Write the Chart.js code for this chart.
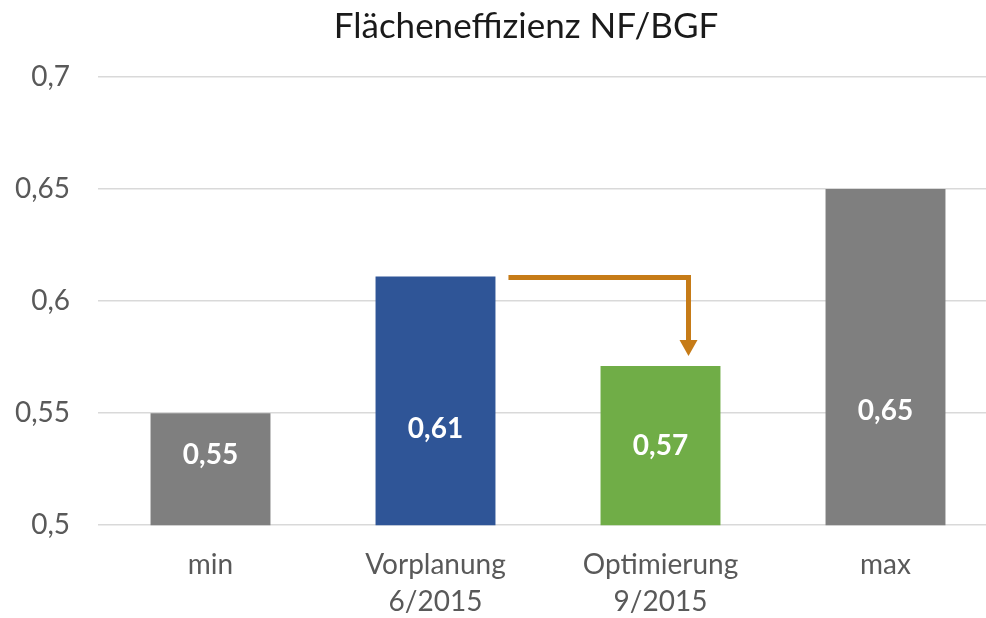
<!DOCTYPE html>
<html>
<head>
<meta charset="utf-8">
<script src="https://cdn.jsdelivr.net/npm/chart.js@4.4.0/dist/chart.umd.min.js"></script>
<style>
  html, body { margin: 0; padding: 0; background: #fff; overflow: hidden; }
  #wrap { width: 986px; height: 618px; overflow: hidden; }
</style>
</head>
<body>
<div id="wrap"><canvas id="effChart" width="1052" height="618"></canvas></div>
<script>
const categories = [['min'], ['Vorplanung', '6/2015'], ['Optimierung', '9/2015'], ['max']];
const ratios = [0.55, 0.611, 0.571, 0.65];
const barColors = ['#7f7f7f', '#2f5597', '#70ad47', '#7f7f7f'];
const yTicks = [0.5, 0.55, 0.6, 0.65, 0.7];
const chartTitle = 'Flächeneffizienz NF/BGF';

const fontFam = 'Lato, "Open Sans", sans-serif';

function deComma(v) {
    return String(v).replace('.', ',');
}

// Titel, Werte-Labels in den Balken + Pfeil Vorplanung -> Optimierung
const overlayPlugin = {
    id: 'overlay',
    afterDatasetsDraw(chart) {
        const ctx = chart.ctx;
        const meta = chart.getDatasetMeta(0);
        const y = chart.scales.y;
        const area = chart.chartArea;

        ctx.save();
        // Titel (etwas links von der Mitte der Zeichenfläche, wie im Original)
        ctx.fillStyle = '#1a1a1a';
        ctx.font = '35px ' + fontFam;
        ctx.textAlign = 'center';
        ctx.textBaseline = 'middle';
        ctx.fillText(chartTitle, (area.left + area.right) / 2 - 22, 27);

        ctx.fillStyle = '#ffffff';
        ctx.font = 'bold 28px ' + fontFam;
        meta.data.forEach(function (bar, i) {
            const lv = 0.5401 + (ratios[i] - 0.5955) * 0.196;
            ctx.fillText(ratios[i].toFixed(2).replace('.', ','), bar.x, y.getPixelForValue(lv));
        });

        // Pfeil
        const from = meta.data[1];
        const to = meta.data[2];
        const x0 = from.x + from.width / 2 + 13;
        const y0 = from.y + 1;
        const x1 = to.x + 28;
        const tip = to.y - 10;
        ctx.strokeStyle = '#c67b17';
        ctx.fillStyle = '#c67b17';
        ctx.lineWidth = 5;
        ctx.lineJoin = 'miter';
        ctx.beginPath();
        ctx.moveTo(x0, y0);
        ctx.lineTo(x1, y0);
        ctx.lineTo(x1, tip - 14);
        ctx.stroke();
        ctx.beginPath();
        ctx.moveTo(x1 - 9, tip - 16);
        ctx.lineTo(x1 + 9, tip - 16);
        ctx.lineTo(x1, tip);
        ctx.closePath();
        ctx.fill();
        ctx.restore();
    }
};

const ctx = document.getElementById('effChart').getContext('2d');

const effChart = new Chart(ctx, {
    type: 'bar',
    data: {
        labels: categories,
        datasets: [{
            label: 'NF/BGF',
            data: ratios,
            backgroundColor: barColors,
            borderWidth: 0,
            categoryPercentage: 1,
            barPercentage: 0.533
        }]
    },
    options: {
        responsive: false,
        animation: false,
        layout: {
            padding: { left: 10, right: 54, top: 77, bottom: -24 }
        },
        scales: {
            x: {
                grid: { display: false, drawTicks: false },
                border: { display: false },
                ticks: {
                    color: '#595959',
                    font: { family: fontFam, size: 28, lineHeight: 1.3 },
                    padding: 22,
                    maxRotation: 0
                }
            },
            y: {
                min: 0.5,
                max: 0.7,
                afterBuildTicks: function (axis) {
                    axis.ticks = yTicks.map(v => ({ value: v }));
                },
                afterFit: function (axis) {
                    axis.width = 88;
                },
                grid: { color: '#d9d9d9', lineWidth: 1.5, drawTicks: false },
                border: { display: false },
                ticks: {
                    color: '#595959',
                    font: { family: fontFam, size: 28 },
                    padding: 28,
                    callback: function (v) { return deComma(v); }
                }
            }
        },
        plugins: {
            legend: { display: false },
            tooltip: { enabled: false },
            title: { display: false }
        }
    },
    plugins: [overlayPlugin]
});
</script>
</body>
</html>
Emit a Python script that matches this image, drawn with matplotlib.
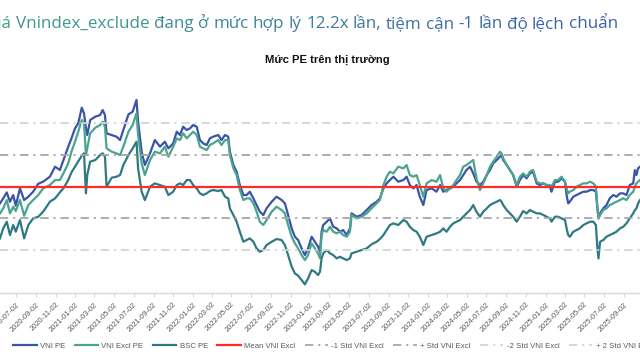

- - -

__What the task asks__
Without the pictures, print the records in full, exactly as they appear.

__Response__
Write the Chart.js code for this chart.
<!DOCTYPE html>
<html>
<head>
<meta charset="utf-8">
<script src="https://cdn.jsdelivr.net/npm/chart.js@4.4.0/dist/chart.umd.min.js"></script>
<style>
  html, body { margin: 0; padding: 0; background: #fff; overflow: hidden; }
  #wrap { width: 986px; height: 618px; overflow: hidden; }
</style>
</head>
<body>
<div id="wrap"><canvas id="effChart" width="1052" height="618"></canvas></div>
<script>
const categories = [['min'], ['Vorplanung', '6/2015'], ['Optimierung', '9/2015'], ['max']];
const ratios = [0.55, 0.611, 0.571, 0.65];
const barColors = ['#7f7f7f', '#2f5597', '#70ad47', '#7f7f7f'];
const yTicks = [0.5, 0.55, 0.6, 0.65, 0.7];
const chartTitle = 'Flächeneffizienz NF/BGF';

const fontFam = 'Lato, "Open Sans", sans-serif';

function deComma(v) {
    return String(v).replace('.', ',');
}

// Titel, Werte-Labels in den Balken + Pfeil Vorplanung -> Optimierung
const overlayPlugin = {
    id: 'overlay',
    afterDatasetsDraw(chart) {
        const ctx = chart.ctx;
        const meta = chart.getDatasetMeta(0);
        const y = chart.scales.y;
        const area = chart.chartArea;

        ctx.save();
        // Titel (etwas links von der Mitte der Zeichenfläche, wie im Original)
        ctx.fillStyle = '#1a1a1a';
        ctx.font = '35px ' + fontFam;
        ctx.textAlign = 'center';
        ctx.textBaseline = 'middle';
        ctx.fillText(chartTitle, (area.left + area.right) / 2 - 22, 27);

        ctx.fillStyle = '#ffffff';
        ctx.font = 'bold 28px ' + fontFam;
        meta.data.forEach(function (bar, i) {
            const lv = 0.5401 + (ratios[i] - 0.5955) * 0.196;
            ctx.fillText(ratios[i].toFixed(2).replace('.', ','), bar.x, y.getPixelForValue(lv));
        });

        // Pfeil
        const from = meta.data[1];
        const to = meta.data[2];
        const x0 = from.x + from.width / 2 + 13;
        const y0 = from.y + 1;
        const x1 = to.x + 28;
        const tip = to.y - 10;
        ctx.strokeStyle = '#c67b17';
        ctx.fillStyle = '#c67b17';
        ctx.lineWidth = 5;
        ctx.lineJoin = 'miter';
        ctx.beginPath();
        ctx.moveTo(x0, y0);
        ctx.lineTo(x1, y0);
        ctx.lineTo(x1, tip - 14);
        ctx.stroke();
        ctx.beginPath();
        ctx.moveTo(x1 - 9, tip - 16);
        ctx.lineTo(x1 + 9, tip - 16);
        ctx.lineTo(x1, tip);
        ctx.closePath();
        ctx.fill();
        ctx.restore();
    }
};

const ctx = document.getElementById('effChart').getContext('2d');

const effChart = new Chart(ctx, {
    type: 'bar',
    data: {
        labels: categories,
        datasets: [{
            label: 'NF/BGF',
            data: ratios,
            backgroundColor: barColors,
            borderWidth: 0,
            categoryPercentage: 1,
            barPercentage: 0.533
        }]
    },
    options: {
        responsive: false,
        animation: false,
        layout: {
            padding: { left: 10, right: 54, top: 77, bottom: -24 }
        },
        scales: {
            x: {
                grid: { display: false, drawTicks: false },
                border: { display: false },
                ticks: {
                    color: '#595959',
                    font: { family: fontFam, size: 28, lineHeight: 1.3 },
                    padding: 22,
                    maxRotation: 0
                }
            },
            y: {
                min: 0.5,
                max: 0.7,
                afterBuildTicks: function (axis) {
                    axis.ticks = yTicks.map(v => ({ value: v }));
                },
                afterFit: function (axis) {
                    axis.width = 88;
                },
                grid: { color: '#d9d9d9', lineWidth: 1.5, drawTicks: false },
                border: { display: false },
                ticks: {
                    color: '#595959',
                    font: { family: fontFam, size: 28 },
                    padding: 28,
                    callback: function (v) { return deComma(v); }
                }
            }
        },
        plugins: {
            legend: { display: false },
            tooltip: { enabled: false },
            title: { display: false }
        }
    },
    plugins: [overlayPlugin]
});
</script>
</body>
</html>
Emit a Python script that matches this image, drawn with matplotlib.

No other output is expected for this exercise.